Unlike the popular 50/30/20 rule, the 75/15/10 method prioritizes aggressive saving and debt payoff while tightening spending on wants. It’s ideal for people who want to:
- Escape paycheck-to-paycheck cycles
- Pay off debt faster
- Build wealth without tracking every dollar
How the 75/15/10 Rule Works: A Real-Life Example
Let’s say your monthly take-home pay is $4,000:
Category | Percentage | Amount | Examples |
---|---|---|---|
Needs | 75% | $3,000 | Rent, utilities, groceries, insurance, debt |
Savings/Debt | 15% | $600 | Emergency fund, retirement, extra debt payments |
Wants | 10% | $400 | Dining out, travel, hobbies, subscriptions |
Why it works: It creates clear boundaries, reduces decision fatigue, and forces you to prioritize long-term goals over lifestyle inflation.
Pros and Cons of the 75/15/10 Rule
Pros
Simplicity: No micromanaging categories—just three buckets.
Debt Focus: Allocates 15% to crushing debt or building savings.
Flexibility: Works for variable incomes (e.g., freelancers) if you adjust percentages monthly.
Cons
Rigid for High-Cost Areas: If housing eats 50% of your income (common in cities like NYC or SF), sticking to 75% for all needs is tough.
Limited “Fun Money”: 10% for wants may feel restrictive if you value experiences or hobbies.
Not for Low Incomes: If essentials exceed 75%, this method isn’t sustainable.
75/15/10 vs.
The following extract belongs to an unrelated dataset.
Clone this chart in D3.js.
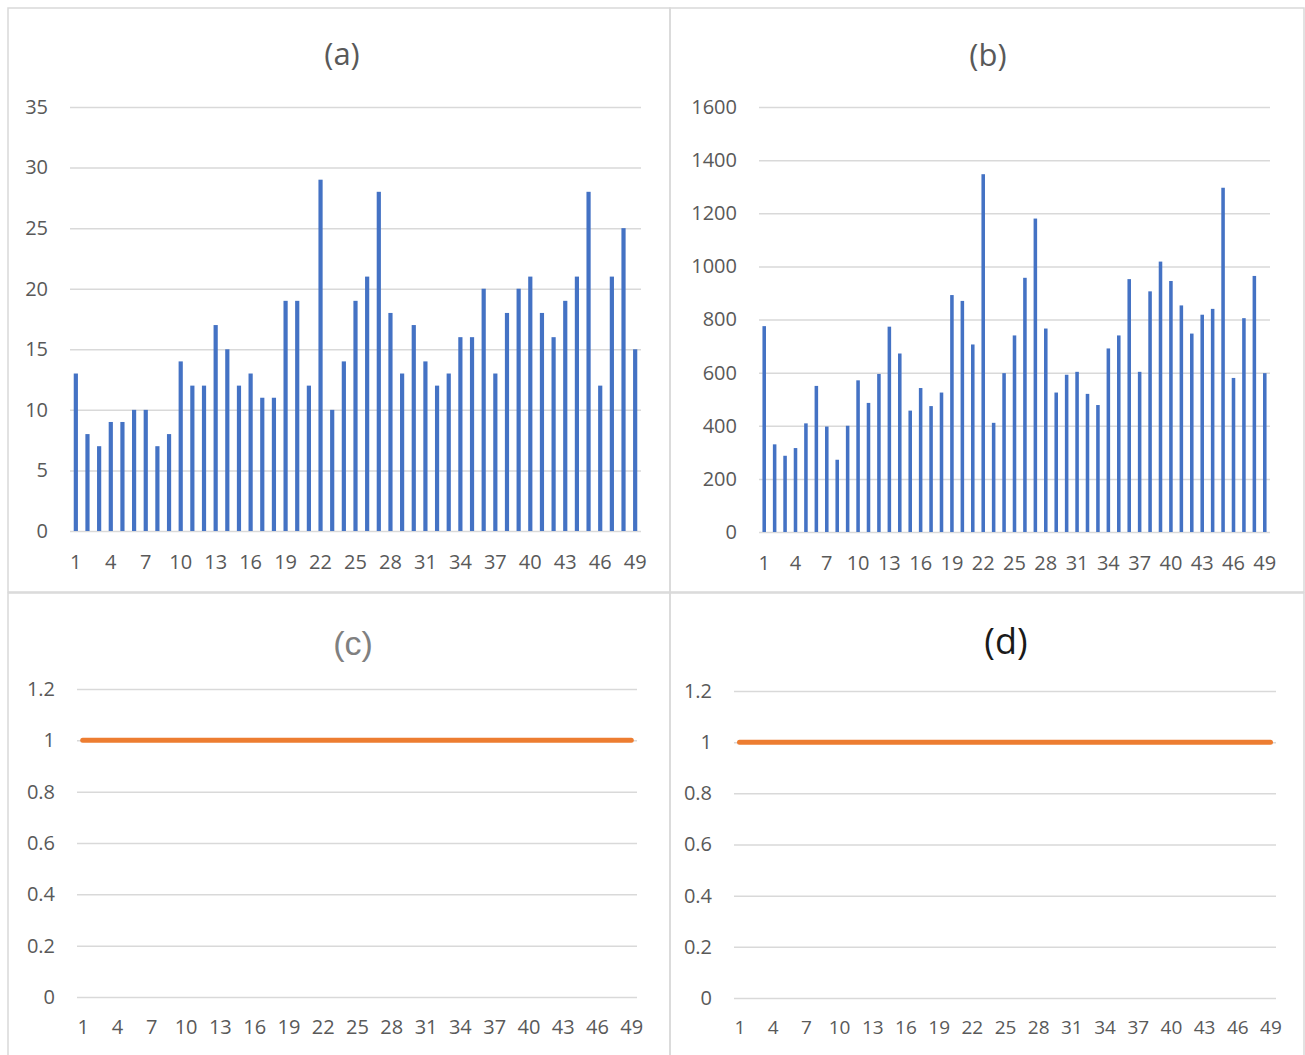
<!DOCTYPE html>
<html>
<head>
<meta charset="utf-8">
<script src="https://cdn.jsdelivr.net/npm/d3@7"></script>
<style>
  body { margin: 0; background: #fff; }
  svg { display: block; }
</style>
</head>
<body>
<div id="chart-container"></div>
<script>
// Category labels (x axis)
const categories = [
  "1", "2", "3", "4", "5", "6", "7", "8", "9", "10",
  "11", "12", "13", "14", "15", "16", "17", "18", "19", "20",
  "21", "22", "23", "24", "25", "26", "27", "28", "29", "30",
  "31", "32", "33", "34", "35", "36", "37", "38", "39", "40",
  "41", "42", "43", "44", "45", "46", "47", "48", "49"
];
const xTickLabels = ["1", "4", "7", "10", "13", "16", "19", "22", "25", "28", "31", "34", "37", "40", "43", "46", "49"];

// Series values
const valuesA = [
  13, 8, 7, 9, 9, 10, 10, 7, 8, 14,
  12, 12, 17, 15, 12, 13, 11, 11, 19, 19,
  12, 29, 10, 14, 19, 21, 28, 18, 13, 17,
  14, 12, 13, 16, 16, 20, 13, 18, 20, 21,
  18, 16, 19, 21, 28, 12, 21, 25, 15
];
const valuesB = [
  775, 330, 287, 316, 409, 550, 397, 272, 400, 571,
  486, 595, 773, 672, 457, 542, 474, 525, 892, 870,
  706, 1347, 411, 598, 740, 957, 1180, 766, 525, 592,
  603, 520, 478, 691, 740, 952, 603, 906, 1018, 945,
  853, 747, 818, 840, 1296, 580, 805, 964, 598
];
const valuesC = [
  1, 1, 1, 1, 1, 1, 1, 1, 1, 1,
  1, 1, 1, 1, 1, 1, 1, 1, 1, 1,
  1, 1, 1, 1, 1, 1, 1, 1, 1, 1,
  1, 1, 1, 1, 1, 1, 1, 1, 1, 1,
  1, 1, 1, 1, 1, 1, 1, 1, 1
];
const valuesD = [
  1, 1, 1, 1, 1, 1, 1, 1, 1, 1,
  1, 1, 1, 1, 1, 1, 1, 1, 1, 1,
  1, 1, 1, 1, 1, 1, 1, 1, 1, 1,
  1, 1, 1, 1, 1, 1, 1, 1, 1, 1,
  1, 1, 1, 1, 1, 1, 1, 1, 1
];

// Y tick values
const yTicksA = [0, 5, 10, 15, 20, 25, 30, 35];
const yTicksB = [0, 200, 400, 600, 800, 1000, 1200, 1400, 1600];
const yTicksLine = [0, 0.2, 0.4, 0.6, 0.8, 1, 1.2];

const W = 1305;
const H = 1055;
const gridColor = "#d9d9d9";
const textColor = "#595959";
const font = "'Open Sans', 'Noto Sans', sans-serif";

const svg = d3
  .select("#chart-container")
  .append("svg")
  .attr("width", W)
  .attr("height", H);

// panel frames
const frames = [
  { x: 8, y: 8, w: 662, h: 584 },
  { x: 670, y: 8, w: 634, h: 584 },
  { x: 8, y: 593, w: 662, h: 470 },
  { x: 670, y: 593, w: 634, h: 470 },
];
svg
  .selectAll("rect.frame")
  .data(frames)
  .enter()
  .append("rect")
  .attr("class", "frame")
  .attr("x", (d) => d.x)
  .attr("y", (d) => d.y)
  .attr("width", (d) => d.w)
  .attr("height", (d) => d.h)
  .attr("fill", "none")
  .attr("stroke", gridColor)
  .attr("stroke-width", 1.5);

function drawPanel(opt) {
  const g = svg.append("g").attr("transform", `translate(${opt.left},${opt.top})`);
  const width = opt.right - opt.left;
  const height = opt.bottom - opt.top;

  const y = d3.scaleLinear().domain(opt.yDomain).range([height, 0]);

  // gridlines + y labels
  const yAxis = g
    .append("g")
    .call(
      d3.axisLeft(y)
        .tickValues(opt.yTicks)
        .tickSize(-width)
        .tickPadding(22)
        .tickFormat(opt.yFormat || d3.format("d"))
    );
  yAxis.select(".domain").remove();
  yAxis.selectAll("line").attr("stroke", gridColor).attr("stroke-width", 1.5);
  yAxis
    .selectAll("text")
    .attr("fill", textColor)
    .style("font-family", font)
    .style("font-size", "20px");

  let x;
  if (opt.type === "bar") {
    x = d3.scaleBand().domain(categories).range([0, width]).paddingInner(opt.pad).paddingOuter(opt.pad / 2);
    g.append("g")
      .selectAll("rect")
      .data(opt.values)
      .enter()
      .append("rect")
      .attr("x", (d, i) => x(categories[i]))
      .attr("y", (d) => y(d))
      .attr("width", x.bandwidth())
      .attr("height", (d) => height - y(d))
      .attr("fill", "#4472c4");
  } else {
    x = d3.scalePoint().domain(categories).range([0, width]).padding(0.5);
    const line = d3
      .line()
      .x((d, i) => x(categories[i]))
      .y((d) => y(d));
    g.append("path")
      .datum(opt.values)
      .attr("fill", "none")
      .attr("stroke", "#ed7d31")
      .attr("stroke-width", 5)
      .attr("stroke-linecap", "round")
      .attr("stroke-linejoin", "round")
      .attr("d", line);
  }

  // x labels
  const xAxis = g
    .append("g")
    .attr("transform", `translate(0, ${height})`)
    .call(d3.axisBottom(x).tickValues(xTickLabels).tickSize(0).tickPadding(opt.xPad));
  xAxis.select(".domain").remove();
  xAxis
    .selectAll("text")
    .attr("fill", textColor)
    .style("font-family", font)
    .style("font-size", opt.xFont || "20px");

  // title
  svg
    .append("text")
    .attr("x", opt.titleX)
    .attr("y", opt.titleY)
    .attr("text-anchor", "middle")
    .attr("fill", opt.titleColor)
    .style("font-family", opt.titleFont || font)
    .style("font-size", opt.titleSize)
    .text(opt.title);
}

drawPanel({
  type: "bar", values: valuesA, yDomain: [0, 35], yTicks: yTicksA, pad: 0.64,
  left: 70, right: 641, top: 107, bottom: 531, xPad: 24,
  title: "(a)", titleX: 342, titleY: 65, titleColor: textColor, titleSize: "31px",
});
drawPanel({
  type: "bar", values: valuesB, yDomain: [0, 1600], yTicks: yTicksB, pad: 0.66,
  left: 759, right: 1270, top: 107, bottom: 532, xPad: 24,
  title: "(b)", titleX: 988, titleY: 66, titleColor: textColor, titleSize: "31px",
});
drawPanel({
  type: "line", values: valuesC, yDomain: [0, 1.2], yTicks: yTicksLine, yFormat: d3.format("~g"),
  left: 77, right: 637, top: 689, bottom: 997, xPad: 23,
  title: "(c)", titleX: 353, titleY: 655, titleColor: "#808080", titleSize: "34px",
  titleFont: "'Liberation Sans Narrow', 'Liberation Sans', Arial, sans-serif",
});
drawPanel({
  type: "line", values: valuesD, yDomain: [0, 1.2], yTicks: yTicksLine, yFormat: d3.format("~g"),
  left: 734, right: 1276, top: 691, bottom: 998, xPad: 23, xFont: "19px",
  title: "(d)", titleX: 1006, titleY: 654, titleColor: "#1a1a1a", titleSize: "36px",
});
</script>
</body>
</html>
Other Budgeting Methods
Here’s a quick comparison of popular budgeting frameworks:
Budgeting Method | Needs | Wants | Savings/Debt | Best For |
---|---|---|---|---|
75/15/10 Rule | 75% | 10% | 15% | Aggressive savers, debt repayment |
50/30/20 Rule | 50% | 30% | 20% | Balanced lifestyles, moderate savers |
Zero-Based Budget | Variable | Variable | Variable | Detail-oriented planners |
Pay-Yourself-First | Flexible | Flexible | Priority | Minimalists, irregular income earners |
Winner: The 75/15/10 rule shines for debt payoff and frugal spenders who want to automate savings.
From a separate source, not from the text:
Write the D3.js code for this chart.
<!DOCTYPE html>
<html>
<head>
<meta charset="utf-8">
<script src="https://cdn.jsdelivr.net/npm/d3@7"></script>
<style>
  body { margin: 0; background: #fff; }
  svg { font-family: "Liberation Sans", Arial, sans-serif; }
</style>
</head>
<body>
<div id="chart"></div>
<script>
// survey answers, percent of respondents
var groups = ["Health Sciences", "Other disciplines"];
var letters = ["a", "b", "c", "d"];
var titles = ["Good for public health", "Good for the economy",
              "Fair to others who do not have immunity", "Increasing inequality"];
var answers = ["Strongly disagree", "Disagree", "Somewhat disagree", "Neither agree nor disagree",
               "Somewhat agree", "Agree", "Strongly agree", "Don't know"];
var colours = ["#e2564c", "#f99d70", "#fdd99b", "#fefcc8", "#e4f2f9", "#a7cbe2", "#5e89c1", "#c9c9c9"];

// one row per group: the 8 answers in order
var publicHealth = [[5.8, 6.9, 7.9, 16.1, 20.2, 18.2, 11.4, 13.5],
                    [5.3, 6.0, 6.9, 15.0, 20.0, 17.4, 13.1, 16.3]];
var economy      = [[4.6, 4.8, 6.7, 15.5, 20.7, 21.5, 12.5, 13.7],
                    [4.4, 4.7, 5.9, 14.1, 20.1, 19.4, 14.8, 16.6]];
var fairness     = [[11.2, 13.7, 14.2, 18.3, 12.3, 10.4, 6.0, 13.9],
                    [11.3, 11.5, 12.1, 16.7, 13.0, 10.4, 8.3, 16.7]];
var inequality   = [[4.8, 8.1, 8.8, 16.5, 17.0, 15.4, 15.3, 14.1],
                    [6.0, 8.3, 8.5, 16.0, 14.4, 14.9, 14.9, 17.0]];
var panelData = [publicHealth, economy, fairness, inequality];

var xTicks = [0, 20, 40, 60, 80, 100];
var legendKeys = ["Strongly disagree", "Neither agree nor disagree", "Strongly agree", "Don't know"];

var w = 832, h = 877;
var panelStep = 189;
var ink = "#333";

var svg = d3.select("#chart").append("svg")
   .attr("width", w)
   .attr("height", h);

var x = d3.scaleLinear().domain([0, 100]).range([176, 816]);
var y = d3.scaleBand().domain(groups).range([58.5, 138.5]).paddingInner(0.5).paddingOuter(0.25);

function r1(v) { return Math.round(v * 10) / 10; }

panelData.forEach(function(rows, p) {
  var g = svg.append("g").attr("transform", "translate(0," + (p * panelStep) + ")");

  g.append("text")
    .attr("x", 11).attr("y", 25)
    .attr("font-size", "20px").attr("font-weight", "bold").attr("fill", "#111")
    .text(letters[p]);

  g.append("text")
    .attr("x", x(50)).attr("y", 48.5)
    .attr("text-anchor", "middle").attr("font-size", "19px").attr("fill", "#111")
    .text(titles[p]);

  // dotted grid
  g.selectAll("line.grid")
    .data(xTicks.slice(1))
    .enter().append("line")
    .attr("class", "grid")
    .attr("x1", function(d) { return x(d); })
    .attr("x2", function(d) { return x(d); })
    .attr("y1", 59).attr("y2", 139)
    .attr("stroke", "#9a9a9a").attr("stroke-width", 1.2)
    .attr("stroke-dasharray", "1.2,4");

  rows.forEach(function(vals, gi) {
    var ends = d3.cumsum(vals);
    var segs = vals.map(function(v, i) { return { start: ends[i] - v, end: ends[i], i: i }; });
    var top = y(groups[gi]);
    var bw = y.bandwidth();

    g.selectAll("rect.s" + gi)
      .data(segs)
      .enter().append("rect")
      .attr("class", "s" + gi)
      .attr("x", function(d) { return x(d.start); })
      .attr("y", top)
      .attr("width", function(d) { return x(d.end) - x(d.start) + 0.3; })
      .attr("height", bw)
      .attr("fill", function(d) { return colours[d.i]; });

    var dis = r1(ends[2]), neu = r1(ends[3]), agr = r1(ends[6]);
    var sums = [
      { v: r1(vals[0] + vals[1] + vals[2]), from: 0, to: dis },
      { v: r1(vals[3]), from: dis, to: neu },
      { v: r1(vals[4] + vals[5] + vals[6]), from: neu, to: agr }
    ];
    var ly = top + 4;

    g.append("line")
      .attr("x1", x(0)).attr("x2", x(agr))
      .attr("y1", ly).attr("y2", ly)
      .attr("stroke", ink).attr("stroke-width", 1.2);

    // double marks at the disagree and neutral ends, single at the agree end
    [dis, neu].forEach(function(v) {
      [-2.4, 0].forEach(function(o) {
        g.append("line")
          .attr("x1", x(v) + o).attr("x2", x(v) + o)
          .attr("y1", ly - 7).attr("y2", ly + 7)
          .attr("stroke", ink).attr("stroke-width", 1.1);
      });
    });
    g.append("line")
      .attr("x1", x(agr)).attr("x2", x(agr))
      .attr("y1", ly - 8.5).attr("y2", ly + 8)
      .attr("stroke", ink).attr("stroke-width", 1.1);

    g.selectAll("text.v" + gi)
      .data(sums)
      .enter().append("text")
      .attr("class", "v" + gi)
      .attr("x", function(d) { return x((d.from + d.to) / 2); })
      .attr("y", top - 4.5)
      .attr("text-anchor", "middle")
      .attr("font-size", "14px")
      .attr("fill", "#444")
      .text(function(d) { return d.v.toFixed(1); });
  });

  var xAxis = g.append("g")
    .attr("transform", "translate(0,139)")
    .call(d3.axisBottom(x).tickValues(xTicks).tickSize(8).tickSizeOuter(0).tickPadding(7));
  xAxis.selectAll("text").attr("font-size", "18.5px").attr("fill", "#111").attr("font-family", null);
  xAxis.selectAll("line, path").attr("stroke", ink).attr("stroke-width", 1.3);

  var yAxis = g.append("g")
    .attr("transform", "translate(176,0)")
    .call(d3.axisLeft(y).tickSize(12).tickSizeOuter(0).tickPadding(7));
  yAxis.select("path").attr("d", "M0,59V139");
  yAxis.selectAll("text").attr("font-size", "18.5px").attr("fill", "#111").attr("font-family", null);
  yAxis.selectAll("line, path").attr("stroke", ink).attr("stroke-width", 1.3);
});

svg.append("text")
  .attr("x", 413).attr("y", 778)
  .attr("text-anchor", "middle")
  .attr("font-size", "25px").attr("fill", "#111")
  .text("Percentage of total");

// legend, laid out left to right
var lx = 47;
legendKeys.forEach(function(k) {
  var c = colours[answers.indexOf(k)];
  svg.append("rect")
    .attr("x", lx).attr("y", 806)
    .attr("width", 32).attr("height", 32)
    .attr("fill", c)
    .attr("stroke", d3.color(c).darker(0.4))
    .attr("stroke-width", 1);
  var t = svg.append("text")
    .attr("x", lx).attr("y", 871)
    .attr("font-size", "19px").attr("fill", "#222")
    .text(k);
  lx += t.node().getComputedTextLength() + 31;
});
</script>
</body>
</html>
How to Customize the 75/15/10 Rule for Your Goals
- Adjust Percentages:
- If you earn $6k/month but live in a high-cost area, try 80/10/10.
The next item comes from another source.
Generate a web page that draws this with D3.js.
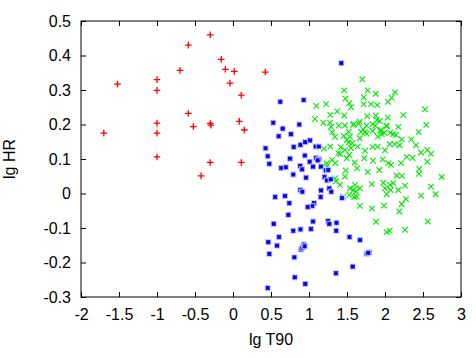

- If debt-free, shift the 15% to investments (e.g., 75/20/5).
- Use Hybrid Strategies:
- Pair it with the envelope system for cash-based spending on wants.
- Combine with sinking funds for irregular expenses (e.g., car repairs).
- Automate It:
- Direct deposit savings/debt payments to separate accounts.
- Use apps like Qapital or Digit to automate the 15% savings rule.
Who Should Use the 75/15/10 Rule?
- Debt Repayment Warriors: Perfect for paying off credit cards or student loans.
- Minimalists: If you hate tracking 20+ categories, this simplifies life.
- High Earners with Discipline: Those who can keep lifestyle inflation in check.
Avoid it if:
- Your essential expenses exceed 75% of income.
- You’re building a business or have irregular income.
Step-by-Step Guide to Start the 75/15/10 Budget
- Calculate After-Tax Income: Include salary, side hustles, and passive income.
- Categorize Essentials: List needs (rent, utilities, groceries, insurance).
- Trim Excess: If needs exceed 75%, cut costs (e.g., refinance debt, downsize housing).
- Automate Savings: Send 15% to savings/debt accounts on payday.
- Track Wants: Use a debit card or app to cap spending at 10%.
Pro Tip: Review every 3 months. Life changes—so should your budget!
FAQs
Q: Is the 75/15/10 rule better than the 50/30/20?
A: It depends! The 75/15/10 is better for aggressive savers, while 50/30/20 offers more flexibility for wants.
Q: What if my needs exceed 75% of my income?
A: Prioritize increasing income (side hustles, raises) or reduce fixed costs (cheaper housing, refinancing debt).
Q: Can I use the 75/15/10 rule with a variable income?
A: Yes! Calculate percentages based on your lowest monthly income to stay safe.
Conclusion: Is the 75/15/10 Rule Right for You?
The 75/15/10 rule isn’t a one-size-fits-all solution, but it’s a powerful tool for simplifying finances and accelerating savings. If you’re tired of complex budgets and want to focus on big wins (like debt freedom or retirement), give it a 3-month trial.